Люди, писавшие священные книги, вероятно, не говорили бы так часто о гневе и мести Бога, если бы считали эти страсти порочными и достойными порицания, в какой бы степени они ни проявлялись в таком слабом и несовершенном существе, как человек.
Следует еще заметить, что в нашем исследовании мы имеем в виду не право, если можно так выразиться, а самые факты. Мы не рассматриваем вопроса о том, на каких основаниях безусловно совершенное существо может одобрять наказание за дурные поступки, но каким образом такое слабое и такое несовершенное существо, как человек, естественно и на самом деле одобряет его. Основания, которые мы до сих пор развивали, очевидно, оказывают огромное влияние на одобрение человеком наказания и мудро направляют это влияние. Существование общества требует, чтобы неприязнь, недоброжелательство, не имеющие законного основания, сдерживались заслуженным наказанием и, следовательно, чтобы наложение этого наказания считалось делом справедливым и похвальным.
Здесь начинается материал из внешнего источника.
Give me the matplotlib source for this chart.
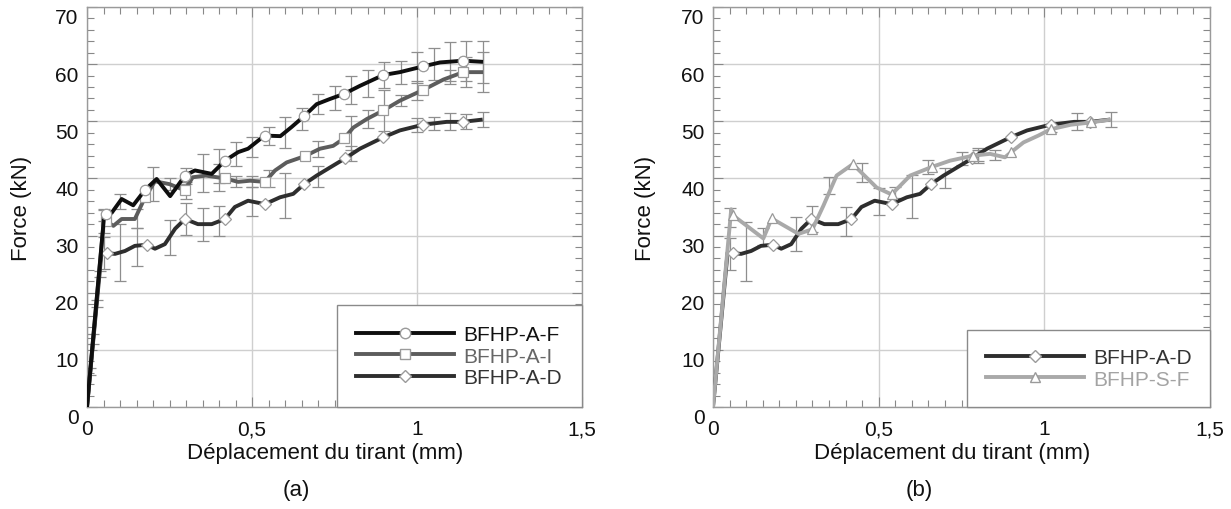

Хотя человек одарен естественной склонностью к добру и к сохранению общества, тем не менее Творец природы вовсе не одарил его разум способностью открывать, действительно ли известное приложение наказания есть лучшее средство для этого сохранения; но он одарил его непосредственным и инстинктивным чувством, которым он одобряет известное приложение наказания как лучшее средство для достижения этой цели. Природа следует здесь тем же путем, как и во всех других случаях. Если дело идет о предмете, на который по его значению можно смотреть как на исключительную цель природы, как на любимейшую ее задачу, то она внушила человеку не только потребность к его достижению, но и потребность и стремление к средствам, необходимым для достижения цели, в виде непосредственной склонности к этим средствам, каковы бы ни были следствия их в прочих отношениях. Индивидуальное самосохранение и продление вида суть две великие цели природы при создании всякого рода живых существ. Человек одарен всеми склонностями, ведущими к этим целям, и отвращением к тому, что отдаляет от них: привязанностью к жизни и страхом смерти, стремлением к поддержанию и продлению своего вида и отвращением к самой мысли о прекращении его существования. Но хотя мы и одарены сильнейшими побуждениями для достижения цели, выбор ведущих к ней путей вовсе не предоставлен медленным и сомнительным определениям нашего разума. Природа руководит нами при избрании этих путей с помощью непосредственного и первоначального инстинкта. Голод, жажда, любовь полов, склонность к наслаждению и отвращение к страданию влекут нас к этим путям ради собственной их привлекательности, а вовсе не по сознанию той благотворной цели, которая указана им верховым Творцом природы.
В заключение этого примечания я должен указать на различие между одобрением того, что мы находим приличным, и одобрением того, что отмечено особенным достоинством и великодушием. Прежде чем мы найдем, что чувства какого-либо человека естественны и соответствуют вызвавшему их предмету, необходимо, во-первых, чтобы мы сами оказались в таком же положении, хотя бы и мысленно а во-вторых, чтобы мы сознавали, что чувство наше вызвано теми же побуждениями. Поэтому, когда я узнаю о вреде, причиненном моему другу, то хотя я и проникаюсь такими же чувствами, какие он испытывает, тем не менее, пока мне не будут известны мотивы его поступков, пока не проявится симпатия между его ощущениями и моими ощущениями, до тех пор нельзя сказать, чтобы я разделял чувства, которые руководят его поступками. Итак, для одобрения чьего бы то ни было поведения необходима как полная симпатия к действующему лицу, так и совершенное согласие между его чувствованиями и нашими чувствованиями. Напротив того, когда я узнаю о благодеянии, оказанном человеку, то, какие бы чувства оно ни вызвало в нем, если, вообразив себя на его месте, я ощущаю благодарность к его благодетелю, я необходимо должен одобрить поступок последнего и считать его достойным уважения и справедливой награды. Окажется ли благодарным или нет обязанный человек, это, очевидно, не может изменить моего доброго мнения о человеке, оказавшем ему услугу. Для этого вовсе не необходимо согласие между его и моими чувствами: для этого достаточно нашего мнения, что поступок заслуживает благодарности. Наше чувство одобрения хорошего поступка основано на той воображаемой симпатии, которая часто сильнее волнует нас, чем человека, действительно обязанного, когда мы представим себя на его месте. Такое же различие существует между неодобрением дурного поступка и ощущением его неприличия.